Directions for this task:
How many lines in the records below hold the string "script"? Please answer with the number and nothing more.

** Begin Data listing **

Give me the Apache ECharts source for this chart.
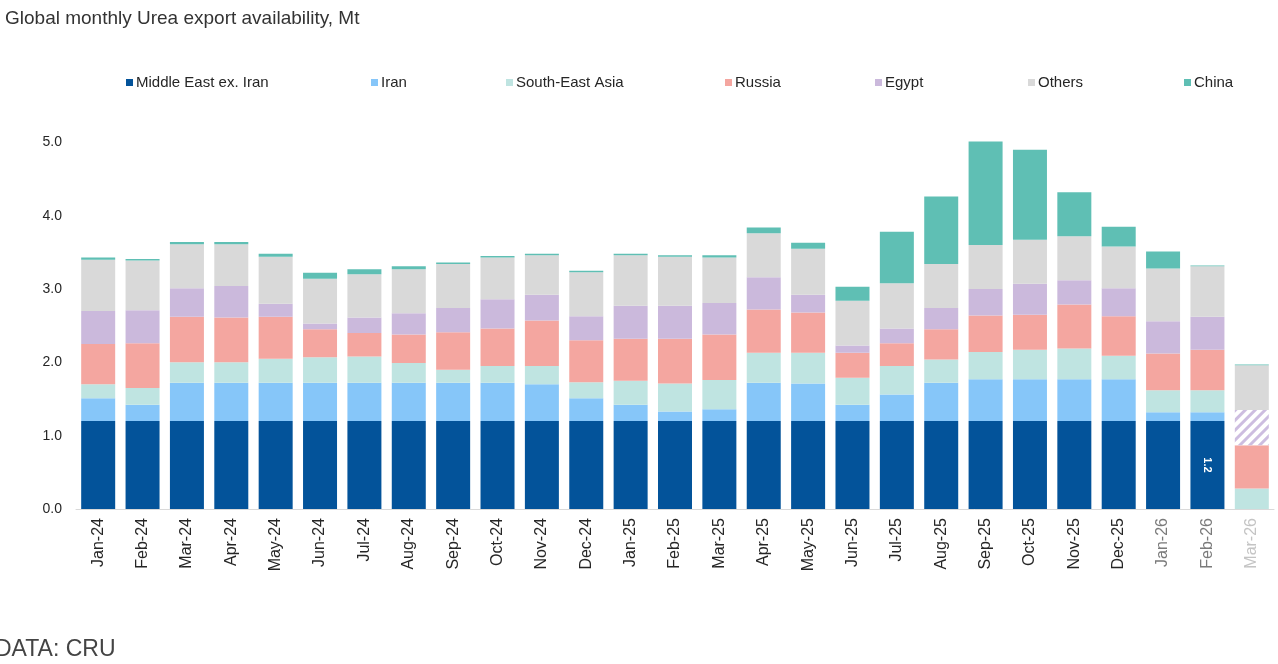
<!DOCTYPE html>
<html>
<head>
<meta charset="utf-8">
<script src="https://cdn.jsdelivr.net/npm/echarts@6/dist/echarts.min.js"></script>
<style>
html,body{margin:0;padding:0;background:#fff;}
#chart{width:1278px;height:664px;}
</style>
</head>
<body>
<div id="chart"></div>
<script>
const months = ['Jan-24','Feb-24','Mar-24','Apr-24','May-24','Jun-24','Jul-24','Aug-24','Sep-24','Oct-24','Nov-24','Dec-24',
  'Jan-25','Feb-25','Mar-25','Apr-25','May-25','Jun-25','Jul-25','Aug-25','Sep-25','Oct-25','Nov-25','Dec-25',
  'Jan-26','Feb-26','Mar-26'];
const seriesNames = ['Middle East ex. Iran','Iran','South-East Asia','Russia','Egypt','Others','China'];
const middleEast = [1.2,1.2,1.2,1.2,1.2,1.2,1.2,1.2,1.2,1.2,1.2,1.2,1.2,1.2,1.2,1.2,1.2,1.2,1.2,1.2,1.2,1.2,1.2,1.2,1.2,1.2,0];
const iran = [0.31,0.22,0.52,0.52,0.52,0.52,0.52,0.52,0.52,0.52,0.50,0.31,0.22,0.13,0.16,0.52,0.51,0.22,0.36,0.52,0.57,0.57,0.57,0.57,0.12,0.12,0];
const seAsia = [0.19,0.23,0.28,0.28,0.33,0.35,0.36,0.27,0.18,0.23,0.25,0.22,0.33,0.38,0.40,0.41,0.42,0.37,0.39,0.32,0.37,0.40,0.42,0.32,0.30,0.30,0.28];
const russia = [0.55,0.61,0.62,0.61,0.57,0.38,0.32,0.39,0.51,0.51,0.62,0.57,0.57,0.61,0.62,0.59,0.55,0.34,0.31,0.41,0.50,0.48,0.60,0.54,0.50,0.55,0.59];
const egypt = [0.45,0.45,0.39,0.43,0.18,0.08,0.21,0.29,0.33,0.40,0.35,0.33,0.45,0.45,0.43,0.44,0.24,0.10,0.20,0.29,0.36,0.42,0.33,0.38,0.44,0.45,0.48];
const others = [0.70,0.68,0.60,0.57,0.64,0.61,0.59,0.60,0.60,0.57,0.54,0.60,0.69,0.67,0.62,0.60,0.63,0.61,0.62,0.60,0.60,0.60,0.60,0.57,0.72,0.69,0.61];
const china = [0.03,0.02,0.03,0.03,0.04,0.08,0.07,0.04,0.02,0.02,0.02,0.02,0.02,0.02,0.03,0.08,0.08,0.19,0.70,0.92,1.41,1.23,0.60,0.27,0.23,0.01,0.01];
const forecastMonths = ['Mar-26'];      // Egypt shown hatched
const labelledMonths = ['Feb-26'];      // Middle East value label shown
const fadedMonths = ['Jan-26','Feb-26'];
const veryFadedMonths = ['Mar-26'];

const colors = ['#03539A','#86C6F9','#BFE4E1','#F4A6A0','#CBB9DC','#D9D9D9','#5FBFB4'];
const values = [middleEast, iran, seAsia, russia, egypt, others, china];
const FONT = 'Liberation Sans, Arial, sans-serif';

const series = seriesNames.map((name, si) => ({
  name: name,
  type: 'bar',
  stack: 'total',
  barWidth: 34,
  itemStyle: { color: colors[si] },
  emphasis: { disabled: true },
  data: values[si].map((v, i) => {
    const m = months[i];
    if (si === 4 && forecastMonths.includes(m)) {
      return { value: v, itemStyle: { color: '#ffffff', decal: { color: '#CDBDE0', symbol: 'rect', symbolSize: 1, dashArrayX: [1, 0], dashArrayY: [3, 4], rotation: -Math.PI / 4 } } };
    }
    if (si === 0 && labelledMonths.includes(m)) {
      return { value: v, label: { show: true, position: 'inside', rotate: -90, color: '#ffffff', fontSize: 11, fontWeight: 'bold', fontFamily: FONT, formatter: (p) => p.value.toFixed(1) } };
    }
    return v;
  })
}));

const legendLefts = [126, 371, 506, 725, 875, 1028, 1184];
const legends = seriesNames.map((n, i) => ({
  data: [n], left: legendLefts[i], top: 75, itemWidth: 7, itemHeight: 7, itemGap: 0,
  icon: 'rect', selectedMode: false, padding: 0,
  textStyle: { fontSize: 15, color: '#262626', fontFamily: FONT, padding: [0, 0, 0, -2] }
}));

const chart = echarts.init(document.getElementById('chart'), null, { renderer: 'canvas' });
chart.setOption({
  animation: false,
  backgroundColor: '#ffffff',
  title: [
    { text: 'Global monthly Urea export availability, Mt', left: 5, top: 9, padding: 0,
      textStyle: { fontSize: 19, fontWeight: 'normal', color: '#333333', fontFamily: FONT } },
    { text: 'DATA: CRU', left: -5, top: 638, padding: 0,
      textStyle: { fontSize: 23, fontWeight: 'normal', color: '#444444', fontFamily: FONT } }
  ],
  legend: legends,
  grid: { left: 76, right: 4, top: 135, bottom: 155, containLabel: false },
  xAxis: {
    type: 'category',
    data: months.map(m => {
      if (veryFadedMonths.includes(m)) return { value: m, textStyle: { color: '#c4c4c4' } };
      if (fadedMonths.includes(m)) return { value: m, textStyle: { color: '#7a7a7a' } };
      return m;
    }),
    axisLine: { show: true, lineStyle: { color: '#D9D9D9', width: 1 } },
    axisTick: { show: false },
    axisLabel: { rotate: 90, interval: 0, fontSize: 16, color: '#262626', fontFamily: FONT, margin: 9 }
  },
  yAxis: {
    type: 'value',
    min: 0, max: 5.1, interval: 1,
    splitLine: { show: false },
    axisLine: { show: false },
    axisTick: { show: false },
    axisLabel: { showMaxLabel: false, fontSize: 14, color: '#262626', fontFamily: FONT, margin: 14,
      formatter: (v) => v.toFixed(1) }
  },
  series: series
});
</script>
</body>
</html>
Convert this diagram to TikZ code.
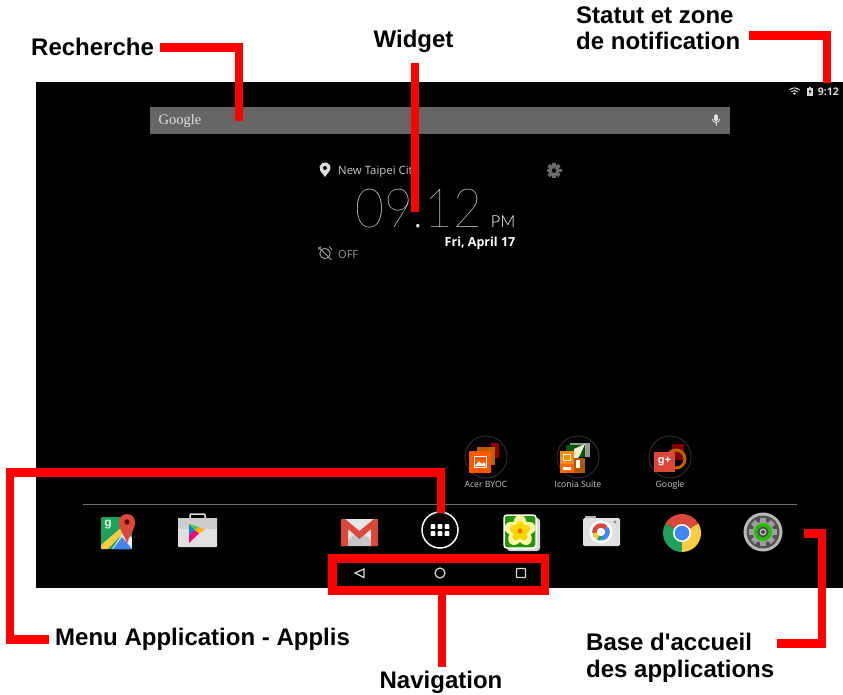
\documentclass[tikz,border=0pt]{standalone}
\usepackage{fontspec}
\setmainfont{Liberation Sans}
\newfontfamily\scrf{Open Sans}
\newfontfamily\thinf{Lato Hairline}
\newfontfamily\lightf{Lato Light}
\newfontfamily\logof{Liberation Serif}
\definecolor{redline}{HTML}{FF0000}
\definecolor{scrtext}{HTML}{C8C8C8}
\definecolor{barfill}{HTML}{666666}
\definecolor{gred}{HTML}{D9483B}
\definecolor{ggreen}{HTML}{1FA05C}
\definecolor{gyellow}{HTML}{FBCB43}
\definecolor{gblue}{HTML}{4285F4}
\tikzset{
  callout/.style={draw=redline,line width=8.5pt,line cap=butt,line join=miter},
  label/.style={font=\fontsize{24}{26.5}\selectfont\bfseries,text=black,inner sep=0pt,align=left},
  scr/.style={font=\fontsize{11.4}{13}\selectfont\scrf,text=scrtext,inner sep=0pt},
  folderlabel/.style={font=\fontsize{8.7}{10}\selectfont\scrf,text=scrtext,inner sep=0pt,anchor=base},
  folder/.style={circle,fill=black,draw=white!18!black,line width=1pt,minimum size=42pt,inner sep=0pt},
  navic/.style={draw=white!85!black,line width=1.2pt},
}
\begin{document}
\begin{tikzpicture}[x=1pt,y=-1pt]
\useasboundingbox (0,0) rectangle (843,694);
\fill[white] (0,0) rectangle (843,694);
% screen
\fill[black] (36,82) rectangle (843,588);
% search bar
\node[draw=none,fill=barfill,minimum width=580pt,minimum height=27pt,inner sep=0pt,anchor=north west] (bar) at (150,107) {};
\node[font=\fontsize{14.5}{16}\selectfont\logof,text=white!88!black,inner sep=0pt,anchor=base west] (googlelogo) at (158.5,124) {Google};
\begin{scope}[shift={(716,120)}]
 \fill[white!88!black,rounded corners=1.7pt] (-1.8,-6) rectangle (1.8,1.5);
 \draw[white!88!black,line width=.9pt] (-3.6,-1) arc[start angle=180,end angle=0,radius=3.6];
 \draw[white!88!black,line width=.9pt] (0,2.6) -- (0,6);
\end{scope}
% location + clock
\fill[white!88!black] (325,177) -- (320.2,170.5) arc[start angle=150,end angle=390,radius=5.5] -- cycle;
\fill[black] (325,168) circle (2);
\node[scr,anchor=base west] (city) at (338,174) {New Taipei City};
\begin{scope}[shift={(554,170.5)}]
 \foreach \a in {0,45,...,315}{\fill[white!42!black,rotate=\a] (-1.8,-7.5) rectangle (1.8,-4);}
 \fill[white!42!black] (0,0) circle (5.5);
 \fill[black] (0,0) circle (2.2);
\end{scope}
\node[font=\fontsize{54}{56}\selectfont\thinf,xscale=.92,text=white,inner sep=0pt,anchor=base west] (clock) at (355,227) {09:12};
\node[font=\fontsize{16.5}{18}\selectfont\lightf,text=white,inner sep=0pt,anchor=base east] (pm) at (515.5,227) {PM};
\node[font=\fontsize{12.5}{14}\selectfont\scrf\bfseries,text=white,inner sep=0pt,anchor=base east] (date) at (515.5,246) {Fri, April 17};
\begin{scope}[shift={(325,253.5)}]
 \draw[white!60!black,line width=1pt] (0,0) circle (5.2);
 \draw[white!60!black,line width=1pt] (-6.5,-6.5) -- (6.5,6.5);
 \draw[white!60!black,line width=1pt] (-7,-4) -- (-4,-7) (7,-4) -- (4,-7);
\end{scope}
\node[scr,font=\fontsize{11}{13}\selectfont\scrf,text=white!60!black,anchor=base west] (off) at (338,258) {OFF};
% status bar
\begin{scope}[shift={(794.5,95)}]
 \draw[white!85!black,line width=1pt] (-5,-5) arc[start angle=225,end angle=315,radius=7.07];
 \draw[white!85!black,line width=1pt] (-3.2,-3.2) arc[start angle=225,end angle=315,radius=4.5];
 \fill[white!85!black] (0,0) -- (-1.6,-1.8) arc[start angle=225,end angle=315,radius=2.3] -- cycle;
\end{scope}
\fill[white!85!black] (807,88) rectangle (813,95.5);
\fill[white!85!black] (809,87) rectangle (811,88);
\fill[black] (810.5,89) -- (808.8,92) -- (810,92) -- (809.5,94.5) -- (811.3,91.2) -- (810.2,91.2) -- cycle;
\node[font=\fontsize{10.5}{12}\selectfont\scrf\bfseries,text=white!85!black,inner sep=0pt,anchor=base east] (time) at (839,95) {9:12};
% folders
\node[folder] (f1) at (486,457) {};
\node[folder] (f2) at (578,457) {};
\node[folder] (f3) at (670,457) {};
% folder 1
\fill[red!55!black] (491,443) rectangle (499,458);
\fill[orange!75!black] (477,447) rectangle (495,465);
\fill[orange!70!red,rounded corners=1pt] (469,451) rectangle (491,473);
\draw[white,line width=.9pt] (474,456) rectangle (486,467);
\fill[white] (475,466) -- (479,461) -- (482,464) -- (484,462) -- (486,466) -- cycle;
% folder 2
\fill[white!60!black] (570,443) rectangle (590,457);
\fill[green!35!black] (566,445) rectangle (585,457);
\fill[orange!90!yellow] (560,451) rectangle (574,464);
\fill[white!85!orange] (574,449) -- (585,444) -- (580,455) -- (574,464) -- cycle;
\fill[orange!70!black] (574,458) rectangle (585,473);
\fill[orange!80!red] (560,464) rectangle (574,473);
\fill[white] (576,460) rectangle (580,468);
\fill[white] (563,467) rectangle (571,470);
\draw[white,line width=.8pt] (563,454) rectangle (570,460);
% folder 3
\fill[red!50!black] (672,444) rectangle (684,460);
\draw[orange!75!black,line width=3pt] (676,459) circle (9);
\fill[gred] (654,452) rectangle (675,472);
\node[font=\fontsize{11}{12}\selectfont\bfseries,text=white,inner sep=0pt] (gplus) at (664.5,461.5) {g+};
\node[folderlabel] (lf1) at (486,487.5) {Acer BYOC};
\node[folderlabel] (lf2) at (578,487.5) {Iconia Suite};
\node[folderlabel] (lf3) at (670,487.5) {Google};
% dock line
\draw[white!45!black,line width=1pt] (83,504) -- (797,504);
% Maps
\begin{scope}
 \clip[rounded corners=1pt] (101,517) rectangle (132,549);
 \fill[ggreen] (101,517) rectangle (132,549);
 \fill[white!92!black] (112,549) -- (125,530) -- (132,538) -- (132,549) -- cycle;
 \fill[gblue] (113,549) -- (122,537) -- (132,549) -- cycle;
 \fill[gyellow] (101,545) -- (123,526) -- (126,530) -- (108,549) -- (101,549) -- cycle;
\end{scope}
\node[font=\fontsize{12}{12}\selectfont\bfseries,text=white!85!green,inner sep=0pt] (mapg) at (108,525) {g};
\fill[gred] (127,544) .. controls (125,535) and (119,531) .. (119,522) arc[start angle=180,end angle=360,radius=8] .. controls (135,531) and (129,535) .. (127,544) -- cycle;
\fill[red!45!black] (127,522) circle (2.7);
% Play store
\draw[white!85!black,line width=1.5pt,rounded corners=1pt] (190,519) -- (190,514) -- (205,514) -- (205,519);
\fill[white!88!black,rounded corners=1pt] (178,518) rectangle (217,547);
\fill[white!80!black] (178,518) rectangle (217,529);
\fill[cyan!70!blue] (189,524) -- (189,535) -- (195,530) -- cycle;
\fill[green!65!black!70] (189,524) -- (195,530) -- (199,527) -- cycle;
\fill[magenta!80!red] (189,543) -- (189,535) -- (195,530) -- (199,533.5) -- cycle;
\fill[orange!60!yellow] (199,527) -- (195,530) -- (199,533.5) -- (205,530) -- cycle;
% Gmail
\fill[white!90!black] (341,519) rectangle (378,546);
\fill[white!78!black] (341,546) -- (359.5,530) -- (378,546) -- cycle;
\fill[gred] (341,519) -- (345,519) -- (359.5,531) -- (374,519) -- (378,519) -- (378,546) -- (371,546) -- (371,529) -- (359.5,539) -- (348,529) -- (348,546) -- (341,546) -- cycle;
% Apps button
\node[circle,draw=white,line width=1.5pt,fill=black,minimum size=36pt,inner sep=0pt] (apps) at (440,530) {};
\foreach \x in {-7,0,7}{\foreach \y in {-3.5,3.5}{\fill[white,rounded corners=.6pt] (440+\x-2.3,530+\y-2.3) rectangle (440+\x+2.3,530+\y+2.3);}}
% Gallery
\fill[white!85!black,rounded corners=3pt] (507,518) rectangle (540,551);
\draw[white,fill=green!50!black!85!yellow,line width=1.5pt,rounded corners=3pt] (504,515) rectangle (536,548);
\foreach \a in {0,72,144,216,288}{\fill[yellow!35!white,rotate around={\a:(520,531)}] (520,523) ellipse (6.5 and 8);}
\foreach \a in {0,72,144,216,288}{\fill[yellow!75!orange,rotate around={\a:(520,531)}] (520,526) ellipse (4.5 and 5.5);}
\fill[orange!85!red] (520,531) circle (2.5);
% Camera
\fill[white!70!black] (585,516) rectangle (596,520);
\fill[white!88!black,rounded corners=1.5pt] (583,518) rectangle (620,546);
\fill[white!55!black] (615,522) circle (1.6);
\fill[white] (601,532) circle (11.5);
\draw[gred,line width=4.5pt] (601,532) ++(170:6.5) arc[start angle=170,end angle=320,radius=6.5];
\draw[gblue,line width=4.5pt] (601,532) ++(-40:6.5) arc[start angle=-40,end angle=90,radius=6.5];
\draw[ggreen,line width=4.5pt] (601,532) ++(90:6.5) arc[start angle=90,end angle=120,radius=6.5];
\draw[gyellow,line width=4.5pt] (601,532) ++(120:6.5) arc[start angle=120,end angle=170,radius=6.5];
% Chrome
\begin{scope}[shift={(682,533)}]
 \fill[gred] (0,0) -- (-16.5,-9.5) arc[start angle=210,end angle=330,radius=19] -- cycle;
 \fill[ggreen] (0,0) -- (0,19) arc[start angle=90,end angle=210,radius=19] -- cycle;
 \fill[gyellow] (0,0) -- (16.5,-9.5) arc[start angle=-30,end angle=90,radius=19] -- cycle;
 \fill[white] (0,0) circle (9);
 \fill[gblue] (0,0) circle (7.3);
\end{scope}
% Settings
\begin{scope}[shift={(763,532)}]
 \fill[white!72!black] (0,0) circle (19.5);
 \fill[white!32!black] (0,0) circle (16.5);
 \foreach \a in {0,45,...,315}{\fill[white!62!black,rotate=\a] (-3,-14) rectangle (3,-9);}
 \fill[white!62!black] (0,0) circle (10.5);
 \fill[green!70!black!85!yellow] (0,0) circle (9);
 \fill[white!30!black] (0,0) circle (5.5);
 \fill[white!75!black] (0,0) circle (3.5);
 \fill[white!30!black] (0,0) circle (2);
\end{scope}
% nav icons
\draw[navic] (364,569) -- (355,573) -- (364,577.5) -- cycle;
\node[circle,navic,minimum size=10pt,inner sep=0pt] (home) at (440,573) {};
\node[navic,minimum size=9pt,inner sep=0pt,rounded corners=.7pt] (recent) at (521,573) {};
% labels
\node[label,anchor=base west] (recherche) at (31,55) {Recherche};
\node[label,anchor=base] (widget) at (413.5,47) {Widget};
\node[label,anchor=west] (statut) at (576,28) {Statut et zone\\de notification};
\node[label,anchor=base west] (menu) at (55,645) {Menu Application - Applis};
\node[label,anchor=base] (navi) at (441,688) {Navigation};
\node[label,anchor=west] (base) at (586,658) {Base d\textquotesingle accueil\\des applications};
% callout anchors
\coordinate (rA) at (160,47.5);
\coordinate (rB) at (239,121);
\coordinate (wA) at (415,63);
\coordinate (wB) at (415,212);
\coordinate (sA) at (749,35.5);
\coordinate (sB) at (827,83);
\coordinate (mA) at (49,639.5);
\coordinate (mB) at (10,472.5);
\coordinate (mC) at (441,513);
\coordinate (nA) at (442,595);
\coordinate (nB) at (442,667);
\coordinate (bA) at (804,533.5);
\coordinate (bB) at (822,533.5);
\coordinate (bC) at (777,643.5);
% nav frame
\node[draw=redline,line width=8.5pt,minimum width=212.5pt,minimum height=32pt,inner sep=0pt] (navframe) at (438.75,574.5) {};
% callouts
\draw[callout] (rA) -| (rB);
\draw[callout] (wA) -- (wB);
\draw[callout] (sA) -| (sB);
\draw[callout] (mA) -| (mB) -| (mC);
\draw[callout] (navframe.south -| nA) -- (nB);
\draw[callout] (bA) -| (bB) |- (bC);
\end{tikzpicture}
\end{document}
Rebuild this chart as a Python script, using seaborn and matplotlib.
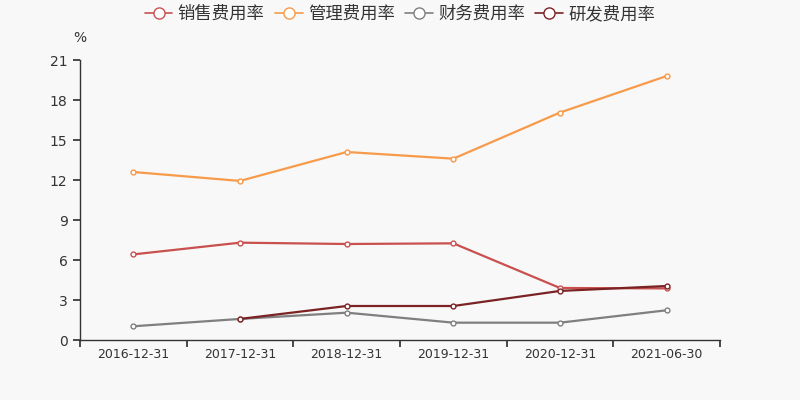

** End Data listing **

Finished task:
4